1er rang : Louise, Joséphine (Josse), Henri, Julia
2nd rang : Valère, Charles HAELEWYN, Stéphanie DESCHILDRE, Robert
3ème rang : Maria, Albert, Irma, Norbert
Charles HAELEWYN, Stépahnie DESCHILDRE et leurs enfants. vers 19220

au 1er rang Charles assis avec Louise sur son genou droit, Joséphine sur son genou gauche, Stéphanie assise avec Henri sur ses genoux, à côté d’elle Robert et Julia. Derrière eux en partant de la gauche Valère qui semble porter le même nœud lavallière qu’à Chevilly, Maria, Albert, Irma, Norbert

Combien de temps sont-ils restés là ? Je ne sais pas.
Les enfants ont fréquenté l’école de Monnai. Ils allaient à pied, bien sûr ; environ quatre kilomètres. Les jours de marché au Sap, les gens rentraient en carriole et les gamins s’accrochaient derrière.

Papa racontait aussi qu’ils piquaient les fesses des chevaux avec des épingles plantés dans des demis bouchons. Oh ! Les chenapans ! En retour, les occupants de la carriole leur balançaient des coups de fouet.

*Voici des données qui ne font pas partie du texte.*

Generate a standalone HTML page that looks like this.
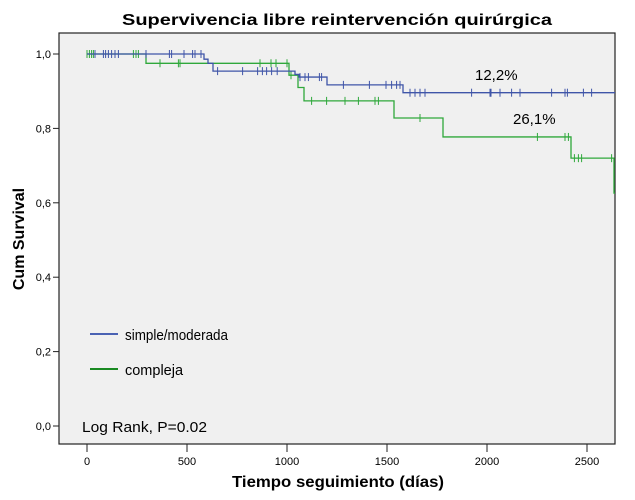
<!DOCTYPE html>
<html><head><meta charset="utf-8"><style>
body{margin:0;background:#fff;font-family:"Liberation Sans",sans-serif}
svg{display:block}
</style></head><body>
<svg id="chart" width="635" height="500">
<rect x="59" y="33" width="556" height="411" fill="#f0f0f0" stroke="#222" stroke-width="1.2"/>
<text x="122" y="25" font-size="16" font-weight="bold" textLength="430" lengthAdjust="spacingAndGlyphs">Supervivencia libre reintervención quirúrgica</text>
<text x="232" y="487" font-size="16" font-weight="bold" textLength="212" lengthAdjust="spacingAndGlyphs">Tiempo seguimiento (días)</text>
<text transform="translate(24,239) rotate(-90)" text-anchor="middle" font-size="16" font-weight="bold">Cum Survival</text>
<g id="ticks"></g>
<g id="series"></g>
<line x1="90" y1="334" x2="118" y2="334" stroke="#4a62b3" stroke-width="2"/>
<text x="125" y="340" font-size="15" textLength="103" lengthAdjust="spacingAndGlyphs">simple/moderada</text>
<line x1="90" y1="369" x2="118" y2="369" stroke="#1a8a22" stroke-width="2"/>
<text x="125" y="375" font-size="15" textLength="58" lengthAdjust="spacingAndGlyphs">compleja</text>
<text x="82" y="432" font-size="15" textLength="125" lengthAdjust="spacingAndGlyphs">Log Rank, P=0.02</text>
<text x="475" y="80" font-size="15">12,2%</text>
<text x="513" y="124" font-size="15">26,1%</text>
</svg>
<script>
const xTicks=[0,500,1000,1500,2000,2500];
const yTicks=[0,0.2,0.4,0.6,0.8,1.0];
const yTickLabels=["0,0","0,2","0,4","0,6","0,8","1,0"];
const blueStepDays=[0,585,605,630,1040,1060,1200,1580];
const blueStepSurv=[1.0,0.986,0.975,0.954,0.945,0.938,0.917,0.896];
const blueCensorDays=[40,82,93,107,123,140,157,295,412,423,485,528,540,570,653,778,853,877,898,923,951,1065,1090,1107,1162,1173,1282,1412,1495,1523,1548,1565,1615,1640,1665,1690,1923,2015,2020,2065,2123,2165,2323,2390,2402,2482,2523];
const greenStepDays=[0,295,1010,1055,1085,1535,1780,2420,2635];
const greenStepSurv=[1.0,0.975,0.943,0.91,0.874,0.828,0.777,0.72,0.626];
const greenCensorDays=[0,12,23,32,232,245,257,365,457,465,865,920,945,1000,1020,1123,1198,1290,1357,1440,1457,1665,2252,2390,2407,2437,2457,2473,2623];
const maxDay=2640;
const NS="http://www.w3.org/2000/svg";
const sx=d=>87+d*0.2;
const sy=v=>426-v*372;
function mk(tag,attrs,parent){const e=document.createElementNS(NS,tag);for(const k in attrs)e.setAttribute(k,attrs[k]);parent.appendChild(e);return e;}
const tg=document.getElementById('ticks');
xTicks.forEach(t=>{
  const l=mk('line',{x1:sx(t),x2:sx(t),y1:444,y2:452,stroke:'#222'},tg);
  
  
  const tx=mk('text',{x:sx(t),y:465,'text-anchor':'middle','font-size':11},tg);tx.textContent=t;
  
  
});
yTicks.forEach((t,i)=>{
  const l=mk('line',{x1:53,x2:59,y1:sy(t),y2:sy(t),stroke:'#222'},tg);
  
  
  const tx=mk('text',{x:51,y:sy(t)+4,'text-anchor':'end','font-size':11},tg);tx.textContent=yTickLabels[i];
  
  
});
const sg=document.getElementById('series');
function survAt(days,surv,d){let s=surv[0];for(let i=0;i<days.length;i++){if(days[i]<=d)s=surv[i];}return s;}
function draw(days,surv,cens,color,name){
  let p='M'+sx(days[0])+','+sy(surv[0]);
  for(let i=1;i<days.length;i++){p+=' H'+sx(days[i])+' V'+sy(surv[i]);}
  p+=' H'+sx(maxDay);
  const path=mk('path',{d:p,fill:'none',stroke:color,'stroke-width':1.3},sg);
  
  
  cens.forEach(d=>{
    const y=sy(survAt(days,surv,d));
    const c=mk('line',{x1:sx(d),x2:sx(d),y1:y-4,y2:y+4,stroke:color,'stroke-width':1},sg);
    
    
  });
}
draw(greenStepDays,greenStepSurv,greenCensorDays,'#2fa83b','compleja');
draw(blueStepDays,blueStepSurv,blueCensorDays,'#3f55a8','simple');
</script>
</body></html>
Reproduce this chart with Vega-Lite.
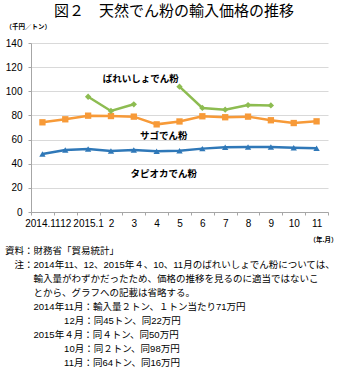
{
  "$schema": "https://vega.github.io/schema/vega-lite/v6.json",
  "padding": {"left": 5, "top": 4, "right": 5, "bottom": 0},
  "config": {
    "view": {"stroke": null},
    "axis": {"labelFont": "Liberation Sans", "labelFontSize": 10, "labelColor": "#000", "domainColor": "#a6a6a6", "tickColor": "#a6a6a6", "gridColor": "#d9d9d9", "tickSize": 3}
  },
  "title": {"text": "図２　天然でん粉の輸入価格の推移", "font": "Noto Sans CJK JP", "fontSize": 15, "fontWeight": "normal", "color": "#000", "anchor": "middle", "offset": 4, "dx": 3},
  "vconcat": [
    {
      "width": 297,
      "height": 169,
      "title": {
        "text": [
          "資料：財務省「貿易統計」",
          "\u200b　注：2014年11、12、2015年４、10、11月のばれいしょでん粉については、",
          "\u200b　　　輸入量がわずかだったため、価格の推移を見るのに適当ではないこ",
          "\u200b　　　とから、グラフへの記載は省略する。",
          "\u200b　　　2014年11月：輸入量２トン、１トン当たり71万円",
          "\u200b　　　\u00a0\u00a0\u00a0\u00a0\u00a0\u00a0\u00a0\u00a0　12月：同45トン、同22万円",
          "\u200b　　　2015年４月：同４トン、同50万円",
          "\u200b　　　\u00a0\u00a0\u00a0\u00a0\u00a0\u00a0\u00a0\u00a0　10月：同２トン、同98万円",
          "\u200b　　　\u00a0\u00a0\u00a0\u00a0\u00a0\u00a0\u00a0\u00a0　11月：同64トン、同16万円"
        ],
        "orient": "bottom",
        "anchor": "start",
        "frame": "group",
        "dx": -26,
        "offset": 3,
        "font": "Liberation Sans, Noto Sans CJK JP",
        "fontSize": 9.5,
        "fontWeight": "normal",
        "lineHeight": 14.1,
        "color": "#000",
        "baseline": "top"
      },
      "data": {"values": [
        {"series": "タピオカでん粉", "seg": "t", "ym": "2014.11", "value": 48.0},
        {"series": "タピオカでん粉", "seg": "t", "ym": "2014.12", "value": 51.4},
        {"series": "タピオカでん粉", "seg": "t", "ym": "2015.1", "value": 52.2},
        {"series": "タピオカでん粉", "seg": "t", "ym": "2015.2", "value": 50.6},
        {"series": "タピオカでん粉", "seg": "t", "ym": "2015.3", "value": 51.4},
        {"series": "タピオカでん粉", "seg": "t", "ym": "2015.4", "value": 50.3},
        {"series": "タピオカでん粉", "seg": "t", "ym": "2015.5", "value": 50.8},
        {"series": "タピオカでん粉", "seg": "t", "ym": "2015.6", "value": 52.5},
        {"series": "タピオカでん粉", "seg": "t", "ym": "2015.7", "value": 53.6},
        {"series": "タピオカでん粉", "seg": "t", "ym": "2015.8", "value": 53.9},
        {"series": "タピオカでん粉", "seg": "t", "ym": "2015.9", "value": 53.9},
        {"series": "タピオカでん粉", "seg": "t", "ym": "2015.10", "value": 53.3},
        {"series": "タピオカでん粉", "seg": "t", "ym": "2015.11", "value": 52.8},
        {"series": "サゴでん粉", "seg": "s", "ym": "2014.11", "value": 74.3},
        {"series": "サゴでん粉", "seg": "s", "ym": "2014.12", "value": 76.8},
        {"series": "サゴでん粉", "seg": "s", "ym": "2015.1", "value": 79.8},
        {"series": "サゴでん粉", "seg": "s", "ym": "2015.2", "value": 79.5},
        {"series": "サゴでん粉", "seg": "s", "ym": "2015.3", "value": 79.0},
        {"series": "サゴでん粉", "seg": "s", "ym": "2015.4", "value": 72.6},
        {"series": "サゴでん粉", "seg": "s", "ym": "2015.5", "value": 75.0},
        {"series": "サゴでん粉", "seg": "s", "ym": "2015.6", "value": 79.3},
        {"series": "サゴでん粉", "seg": "s", "ym": "2015.7", "value": 78.5},
        {"series": "サゴでん粉", "seg": "s", "ym": "2015.8", "value": 79.0},
        {"series": "サゴでん粉", "seg": "s", "ym": "2015.9", "value": 76.0},
        {"series": "サゴでん粉", "seg": "s", "ym": "2015.10", "value": 73.7},
        {"series": "サゴでん粉", "seg": "s", "ym": "2015.11", "value": 75.1},
        {"series": "ばれいしょでん粉", "seg": "p1", "ym": "2015.1", "value": 95.5},
        {"series": "ばれいしょでん粉", "seg": "p1", "ym": "2015.2", "value": 83.7},
        {"series": "ばれいしょでん粉", "seg": "p1", "ym": "2015.3", "value": 89.2},
        {"series": "ばれいしょでん粉", "seg": "p2", "ym": "2015.5", "value": 103.8},
        {"series": "ばれいしょでん粉", "seg": "p2", "ym": "2015.6", "value": 86.2},
        {"series": "ばれいしょでん粉", "seg": "p2", "ym": "2015.7", "value": 84.8},
        {"series": "ばれいしょでん粉", "seg": "p2", "ym": "2015.8", "value": 88.6},
        {"series": "ばれいしょでん粉", "seg": "p2", "ym": "2015.9", "value": 88.3}
      ]},
      "encoding": {
        "x": {
          "field": "ym", "type": "ordinal",
          "scale": {"type": "band", "paddingInner": 0, "paddingOuter": 0,
            "domain": ["2014.11", "2014.12", "2015.1", "2015.2", "2015.3", "2015.4", "2015.5", "2015.6", "2015.7", "2015.8", "2015.9", "2015.10", "2015.11"]},
          "axis": {
            "title": "（年.月）", "titleFont": "Noto Sans CJK JP", "titleFontSize": 6.5, "titleFontWeight": "bold", "titleColor": "#000",
            "titleX": 306, "titleY": 27, "titleAlign": "right", "titleBaseline": "middle", "titleAnchor": null,
            "grid": false, "tickBand": "extent", "labelAngle": 0, "labelOverlap": false, "labelPadding": 3,
            "labelExpr": "datum.value == '2014.11' || datum.value == '2015.1' ? datum.value : split(datum.value, '.')[1]"
          }
        },
        "y": {
          "field": "value", "type": "quantitative",
          "scale": {"domain": [0, 140], "nice": false, "zero": true},
          "axis": {
            "values": [0, 20, 40, 60, 80, 100, 120, 140], "grid": true, "labelPadding": 6,
            "title": "（千円／トン）", "titleFont": "Noto Sans CJK JP", "titleFontSize": 6.5, "titleFontWeight": "bold", "titleColor": "#000",
            "titleAngle": 0, "titleAlign": "left", "titleBaseline": "middle", "titleX": -26, "titleY": -17
          }
        }
      },
      "layer": [
        {
          "mark": {"type": "line", "strokeWidth": 2.5},
          "encoding": {
            "color": {"field": "series", "type": "nominal", "legend": null,
              "scale": {"domain": ["ばれいしょでん粉", "サゴでん粉", "タピオカでん粉"], "range": ["#8dbc51", "#f79a38", "#2f78b8"]}},
            "detail": {"field": "seg", "type": "nominal"}
          }
        },
        {
          "mark": {"type": "point", "filled": true, "size": 40, "opacity": 1},
          "encoding": {
            "color": {"field": "series", "type": "nominal", "legend": null},
            "shape": {"field": "series", "type": "nominal", "legend": null,
              "scale": {"domain": ["ばれいしょでん粉", "サゴでん粉", "タピオカでん粉"], "range": ["diamond", "square", "triangle-up"]}}
          }
        },
        {
          "data": {"values": [
            {"ym": "2015.3", "value": 110.2, "label": "ばれいしょでん粉"},
            {"ym": "2015.4", "value": 63.0, "label": "サゴでん粉"},
            {"ym": "2015.4", "value": 31.5, "label": "タピオカでん粉"}
          ]},
          "mark": {"type": "text", "align": "center", "baseline": "middle", "dx": 7, "font": "Noto Sans CJK JP", "fontSize": 9.5, "fontWeight": "bold", "color": "#000"},
          "encoding": {"text": {"field": "label", "type": "nominal"}}
        }
      ]
    }
  ]
}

Mais cela ne les empêchaient pas d’être de bons élèves. Arrivé en France à 10 ans et ne connaissant pas la langue, Papa a passé avec succès son certificat d’études à 12 ans. Il aurait aimé poursuivre ses études pour être vétérinaire, mais étant l’aîné des garçons, il a dû tout de suite se mettre au travail de la terre pour seconder son père.